Organization of Information

UNC SILS, INLS 520, Spring 2012

Evaluation & Grading

Course grades will be determined as follows:

  • 10 points: Participation (see below)
  • 40 points: Assignments (8 points each)
  • 20 points: Midterm
  • 30 points: Final report

For graduate students, points will be converted to letter grades as follows:

100-95: H, 94-80: P, 79-70: L, < 70: F

For undergraduate students, points will be converted to letter grades as follows:

100-95: A, 94-91: A-, 90-88: B+, 87-85: B, 84-81: B-, 80-78: C+, 77-75: C, 74-71: C-, 70-68: D+, 67-60: D, < 60: F

See the undergraduate bulletin for definitions of these letter grades.

Participation

You are expected to attend class and actively participate in (but not dominate) class discussions. Beyond that baseline, there are are two other ways you are required to participate:

  • Leading discussion of readings. During the semester each student in the class must volunteer to lead discussion of at least one assigned reading. When it is your turn to lead discussion, please come up with 2 good discussion questions pertaining to the reading, and email them to ryanshaw@unc.edu. You must email your questions prior to the beginning of class. In class, you will be expected to kick off the discussion by asking your questions and opening the floor for discussion.

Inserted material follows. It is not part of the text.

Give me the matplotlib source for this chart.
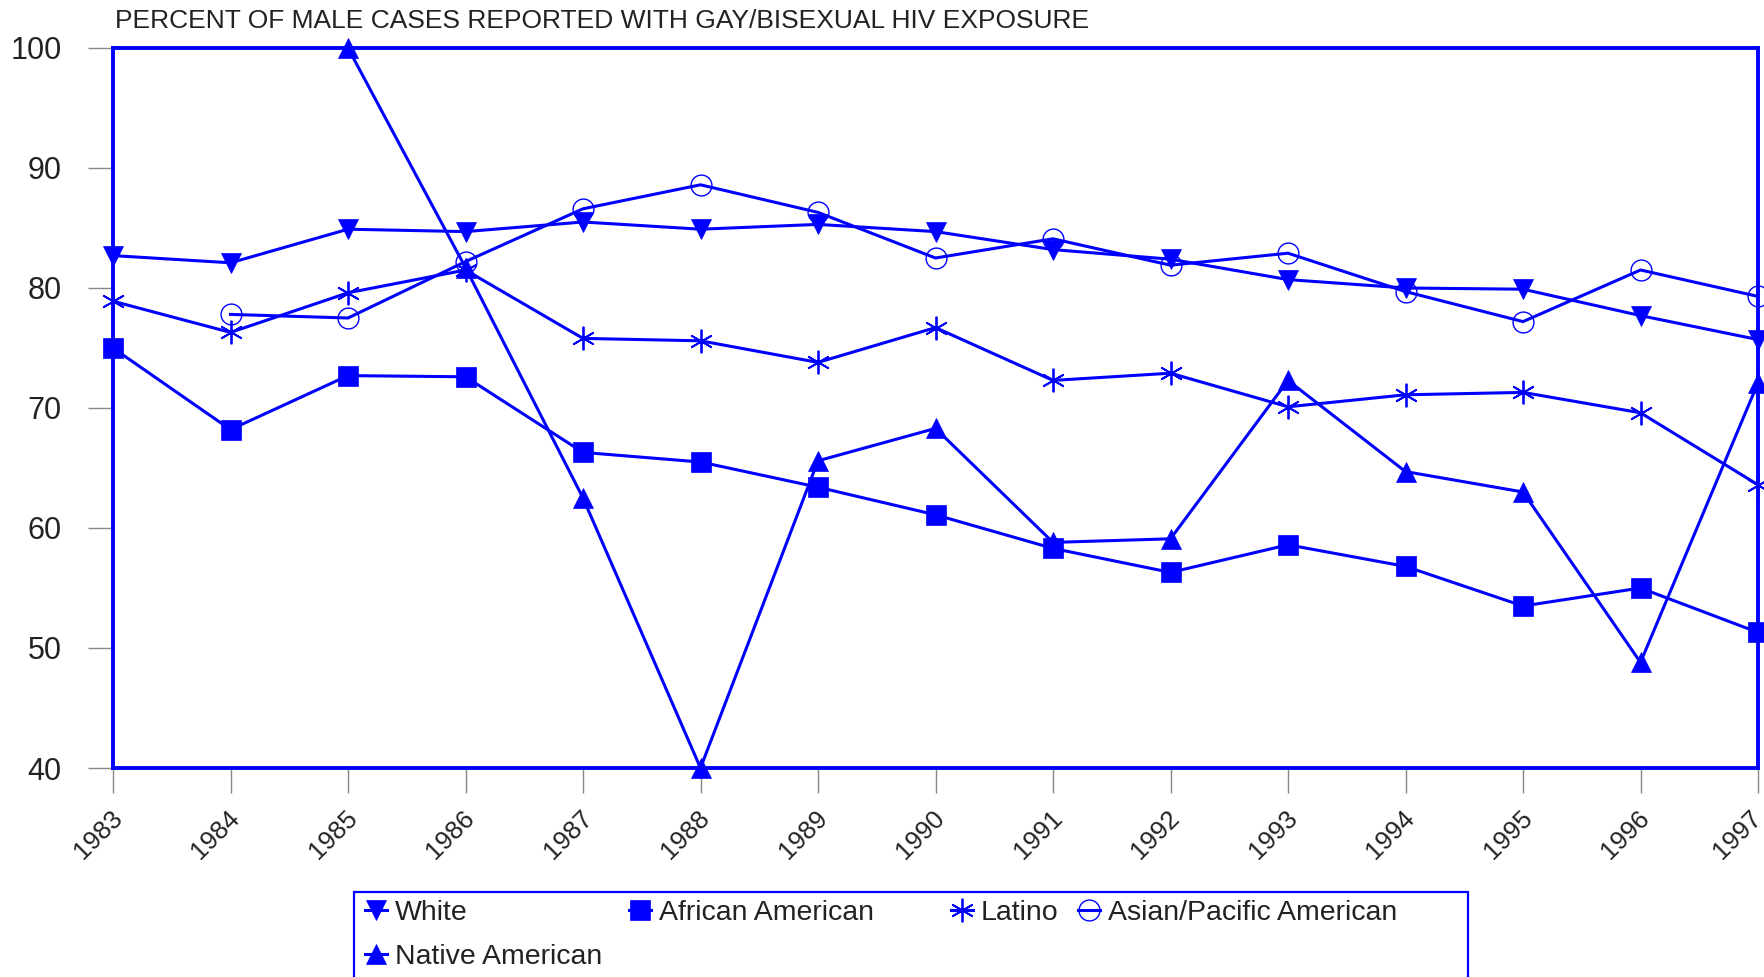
import numpy as np
import matplotlib
matplotlib.use("Agg")
import matplotlib.pyplot as plt
from matplotlib.patches import Rectangle
import matplotlib.transforms as mtransforms

plt.rcParams['font.family'] = ['Liberation Sans', 'DejaVu Sans']

years = list(range(1983, 1998))
white = [82.7, 82.1, 84.9, 84.7, 85.5, 84.9, 85.3, 84.7, 83.2, 82.4, 80.7, 80.0, 79.9, 77.7, 75.7]
african_american = [75.0, 68.2, 72.7, 72.6, 66.3, 65.5, 63.4, 61.1, 58.3, 56.3, 58.6, 56.8, 53.5, 55.0, 51.3]
latino = [78.9, 76.3, 79.6, 81.5, 75.8, 75.6, 73.8, 76.7, 72.3, 72.9, 70.1, 71.1, 71.3, 69.6, 63.6]
asian_pacific = [np.nan, 77.8, 77.5, 82.2, 86.6, 88.6, 86.3, 82.5, 84.1, 81.9, 82.9, 79.7, 77.2, 81.5, 79.3]
native_american = [np.nan, np.nan, 100.0, 81.7, 62.5, 40.0, 65.6, 68.3, 58.8, 59.1, 72.3, 64.7, 63.0, 48.8, 72.1]
series_labels = ["White", "African American", "Latino", "Asian/Pacific American", "Native American"]
title = "PERCENT OF MALE CASES REPORTED WITH GAY/BISEXUAL HIV EXPOSURE"
yticks = [40, 50, 60, 70, 80, 90, 100]

BLUE = '#0000FF'
TXT = '#222222'
W, H = 1764, 977
fig = plt.figure(figsize=(W / 100, H / 100), dpi=100)
ax = fig.add_axes([113 / W, 1 - 768 / H, (1758 - 113) / W, (768 - 48) / H])

styles = [
    dict(marker='v', markersize=15, mfc=BLUE, mec=BLUE, mew=0.5),
    dict(marker='s', markersize=14, mfc=BLUE, mec=BLUE, mew=0.5),
    dict(marker=(6, 2, 0), markersize=17, mfc=BLUE, mec=BLUE, mew=1.3),
    dict(marker='o', markersize=15, mfc='none', mec=BLUE, mew=1.0),
    dict(marker='^', markersize=15, mfc=BLUE, mec=BLUE, mew=0.5),
]
data = [white, african_american, latino, asian_pacific, native_american]
handles = []
for vals, st, lab in zip(data, styles, series_labels):
    ln, = ax.plot(years, vals, color=BLUE, lw=2.2, clip_on=False, label=lab, **st)
    handles.append(ln)

ax.set_xlim(1983, 1997)
ax.set_ylim(40, 100)
ax.set_xticks(years)
ax.set_xticklabels([str(y) for y in years], rotation=45, ha='right', rotation_mode='anchor',
                   fontsize=18.5, color=TXT)
ax.set_yticks(yticks)
ax.set_yticklabels([str(v) for v in yticks], fontsize=22, color=TXT)
ax.tick_params(axis='both', direction='out', length=18, width=1.0, color='#888888')
ax.tick_params(axis='y', pad=19)
ax.tick_params(axis='x', pad=9.5)
shift = mtransforms.ScaledTranslation(-3 / 100, 0, fig.dpi_scale_trans)
labels = ax.get_xticklabels()
for i, lbl in enumerate(labels):
    if i == len(labels) - 1:
        lbl.set_transform(lbl.get_transform() + mtransforms.ScaledTranslation(-9 / 100, 0, fig.dpi_scale_trans))
    else:
        lbl.set_transform(lbl.get_transform() + shift)
for s in ax.spines.values():
    s.set_color(BLUE)
    s.set_linewidth(2.8)

fig.text(115 / W, 1 - 21 / H, title, fontsize=19, color=TXT, ha='left', va='center')

# legend frame
fig.patches.append(Rectangle((354 / W, -0.1), (1468 - 354) / W, 0.1 + (977 - 892) / H,
                             transform=fig.transFigure, fill=False, edgecolor=BLUE, lw=1.6))

# legend entries positioned individually
entry_pos = [(376, 913), (640, 913), (962, 913), (1089, 913), (376, 957)]
for h, lab, (cx, cy) in zip(handles, series_labels, entry_pos):
    hl = 0.8
    fs = 20.5
    left = cx - hl * fs * 100 / 72 / 2
    leg = fig.legend([h], [lab], loc='center left', bbox_to_anchor=(left / W, 1 - cy / H),
                     frameon=False, fontsize=fs, handlelength=hl, handletextpad=0.25,
                     borderpad=0, borderaxespad=0, numpoints=1, markerscale=1.0)
    for t in leg.get_texts():
        t.set_color(TXT)

fig.savefig('out.png', dpi=100)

  • Blogging and commenting. We will have a class blog, and you are expected to post and comment there throughout the semester. Consider blogging an opportunity to think out loud and share ideas and insights you’ve had with your classmates. Blogging will also help you to see the concepts we’re introducing in this class out in the real world, helping you better understand the material. Great topics for great blog posts include news stories relating to issues we’ve discussed in class; questions or comments relating to lectures; a story about something related to information organization that happened to you; or reflections on things you’ve learned.

Quantitatively assessing participation is difficult, but here’s one way to think about it:

You begin the semester with five participation points. You can raise this to the full ten by regularly participating in discussions, regularly posting interesting and relevant items to the class blog, and insightfully commenting on others’ blog posts. Conversely, failing to attend class, tuning out of class discussions, and not volunteering to lead discussions will cause you to lose participation points.

Communicating with me

Email is the best way to communicate with me outside of class. It is particularly well-suited for short-answer and clarification questions.

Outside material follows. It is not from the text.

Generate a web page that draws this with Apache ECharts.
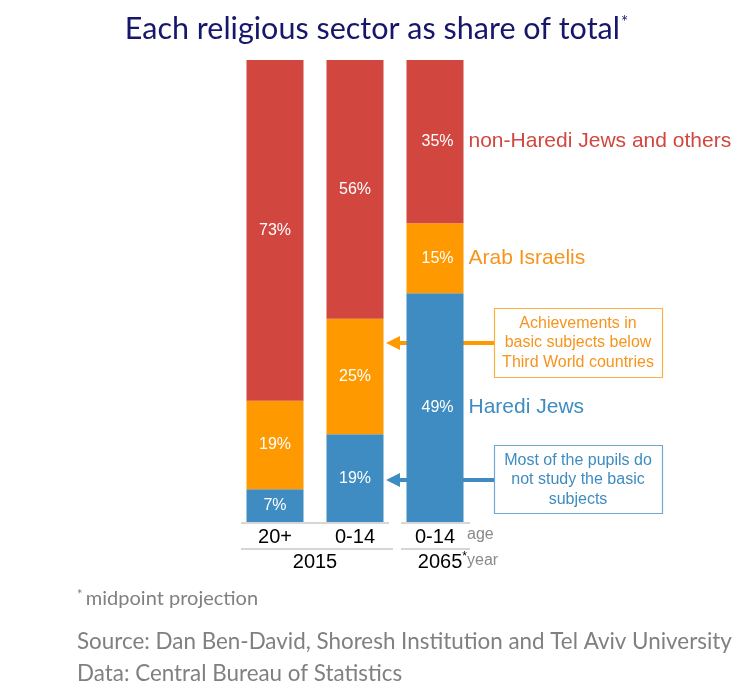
<!DOCTYPE html>
<html>
<head>
<meta charset="utf-8">
<script src="https://cdn.jsdelivr.net/npm/echarts@6/dist/echarts.min.js"></script>
<style>html,body{margin:0;padding:0;background:#fff;}#c{width:753px;height:691px;}</style>
</head>
<body>
<div id="c"></div>
<script>
const ages = ['20+', '0-14', '0-14'];
const years = ['2015', '2065'];
const seriesNames = ['Haredi Jews', 'Arab Israelis', 'non-Haredi Jews and others'];
const haredi = [7, 19, 49];
const arab = [19, 25, 15];
const nonHaredi = [73, 56, 35];
const colors = ['#3E8CC1', '#FF9900', '#D1463F'];
const textColors = ['#3E8CC1', '#F7941D', '#D1463F'];

const raw = [haredi, arab, nonHaredi];
const totals = ages.map((_, i) => raw.reduce((s, a) => s + a[i], 0));

const chart = echarts.init(document.getElementById('c'));
const series = raw.map((arr, si) => ({
  name: seriesNames[si],
  type: 'bar',
  stack: 'total',
  barWidth: 57,
  itemStyle: { color: colors[si] },
  data: arr.map((v, i) => {
    const d = { value: v / totals[i] * 100, raw: v };
    if (i === ages.length - 1) {
      d.label = {
        show: true,
        position: 'insideLeft',
        distance: 0,
        formatter: '{v|' + v + '%}{n|' + seriesNames[si] + '}',
        rich: {
          v: { width: 62, align: 'center', color: '#fff', fontSize: 16, fontFamily: 'Liberation Sans' },
          n: { color: textColors[si], fontSize: 21, fontFamily: 'Liberation Sans', padding: [0, 0, 0, 0] }
        }
      };
    }
    return d;
  }),
  label: {
    show: true,
    position: 'inside',
    color: '#fff',
    fontSize: 16,
    fontFamily: 'Liberation Sans',
    formatter: p => p.data.raw + '%'
  }
}));

const lineStyle = { stroke: '#c8c8c8', lineWidth: 1.5 };
const boxText = { fontSize: 16, fontFamily: 'Liberation Sans', align: 'center', verticalAlign: 'middle', lineHeight: 19.5 };

chart.setOption({
  animation: false,
  title: {
    text: '{t|Each religious sector as share of total}{s|*}',
    left: 'center',
    top: 9,
    textStyle: {
      rich: {
        t: { fontSize: 30.5, fontFamily: 'Lato', fontWeight: 'normal', color: '#16166B' },
        s: { fontSize: 17, fontFamily: 'Lato', fontWeight: 'normal', color: '#16166B', padding: [0, 0, 14, 1] }
      }
    }
  },
  grid: { left: 235, right: 278, top: 60, bottom: 169, containLabel: false },
  xAxis: {
    type: 'category',
    data: ages,
    axisLine: { show: false },
    axisTick: { show: false },
    axisLabel: { color: '#000', fontSize: 20, fontFamily: 'Liberation Sans', margin: 5 }
  },
  yAxis: { type: 'value', min: 0, max: 100, show: false, splitLine: { show: false } },
  series: series,
  graphic: [
    { type: 'line', shape: { x1: 241, y1: 523, x2: 389, y2: 523 }, style: lineStyle },
    { type: 'line', shape: { x1: 401, y1: 523, x2: 470, y2: 523 }, style: lineStyle },
    { type: 'line', shape: { x1: 241, y1: 549, x2: 393, y2: 549 }, style: lineStyle },
    { type: 'line', shape: { x1: 401, y1: 549, x2: 470, y2: 549 }, style: lineStyle },
    { type: 'text', left: 467, top: 527, style: { text: 'age', fill: '#8a8a8a', fontSize: 16, fontFamily: 'Liberation Sans' } },
    { type: 'text', left: 467, top: 553, style: { text: 'year', fill: '#8a8a8a', fontSize: 16, fontFamily: 'Liberation Sans' } },
    { type: 'text', x: 315, y: 562, style: { text: years[0], fill: '#000', fontSize: 20, fontFamily: 'Liberation Sans', align: 'center', verticalAlign: 'middle' } },
    { type: 'text', x: 467, y: 562, style: {
        text: '{y|' + years[1] + '}{s|*}', align: 'right', verticalAlign: 'middle',
        rich: { y: { fill: '#000', fontSize: 20, fontFamily: 'Liberation Sans' }, s: { fill: '#000', fontSize: 12, fontFamily: 'Liberation Sans', padding: [0, 0, 10, 0] } } } },
    // orange annotation
    { type: 'line', z: -10, shape: { x1: 398, y1: 343, x2: 494, y2: 343 }, style: { stroke: '#FF9900', lineWidth: 4 } },
    { type: 'polygon', z: -10, shape: { points: [[386, 343], [400, 336], [400, 350]] }, style: { fill: '#FF9900' } },
    { type: 'rect', shape: { x: 494.5, y: 308.5, width: 168, height: 69 }, style: { fill: '#fff', stroke: '#FBB040', lineWidth: 1.2 } },
    { type: 'text', x: 578, y: 343, style: Object.assign({ text: 'Achievements in\nbasic subjects below\nThird World countries', fill: '#F7941D' }, boxText) },
    // blue annotation
    { type: 'line', z: -10, shape: { x1: 398, y1: 480, x2: 494, y2: 480 }, style: { stroke: '#3E8CC1', lineWidth: 4 } },
    { type: 'polygon', z: -10, shape: { points: [[386, 480], [400, 473], [400, 487]] }, style: { fill: '#3E8CC1' } },
    { type: 'rect', shape: { x: 494.5, y: 445.5, width: 168, height: 68 }, style: { fill: '#fff', stroke: '#6FA8D3', lineWidth: 1.2 } },
    { type: 'text', x: 578, y: 480, style: Object.assign({ text: 'Most of the pupils do\nnot study the basic\nsubjects', fill: '#3E8CC1' }, boxText) },
    // footnotes
    { type: 'text', left: 77, top: 588, style: {
        text: '{s|*} {t|midpoint projection}',
        rich: { s: { fill: '#808080', fontSize: 13, fontFamily: 'Lato', padding: [0, 0, 8, 0] }, t: { fill: '#808080', fontSize: 20, fontFamily: 'Lato' } } } },
    { type: 'text', left: 77, top: 631, style: { text: 'Source: Dan Ben-David, Shoresh Institution and Tel Aviv University', fill: '#808080', fontSize: 22.4, fontFamily: 'Lato' } },
    { type: 'text', left: 77, top: 663, style: { text: 'Data: Central Bureau of Statistics', fill: '#808080', fontSize: 22.4, fontFamily: 'Lato' } }
  ]
});
</script>
</body>
</html>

I will try my best to respond to you within a 24-hour period, but in some cases it may take 2 to 3 days. Please keep this in mind when you are scheduling your own activities, especially those related to exam or assignment preparation. If you wait until the day before an exam or assignment due date to ask me a clarification question, there is a good chance that you will not receive a response in time.

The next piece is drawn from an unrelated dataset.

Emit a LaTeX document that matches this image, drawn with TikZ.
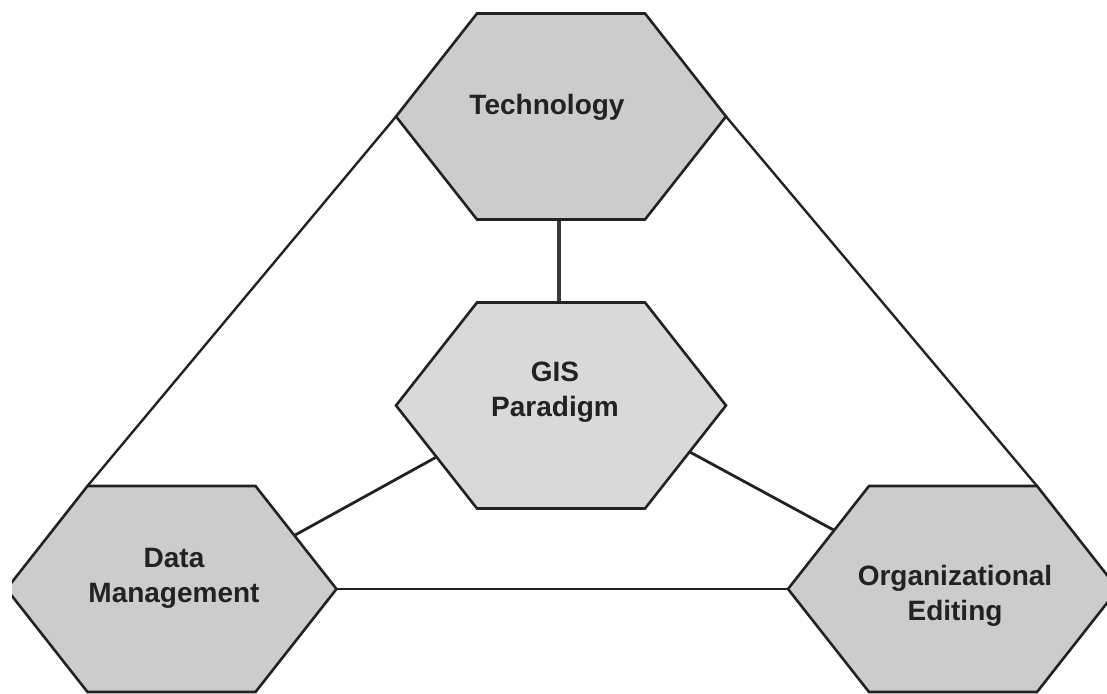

If you need assistance understanding a concept or an assignment, or have another potentially complicated question, then please make an appointment for my office hours. If you ask a question via email that I believe is better suited for in-person discussion, then I will ask you to make an office hours appointment. If you have questions about how your assignment was evaluated, then you must make an office hours appointment. I will not discuss your grades or my evaluation of your work via email.

Honor Code

You are expected to know and respect UNC Honor Code. Collaboration, discussion, and seeking assistance from other students is encouraged in this class and is not inconsistent with the Honor Code. In the case of written work, all words drawn from others must be attributed appropriately.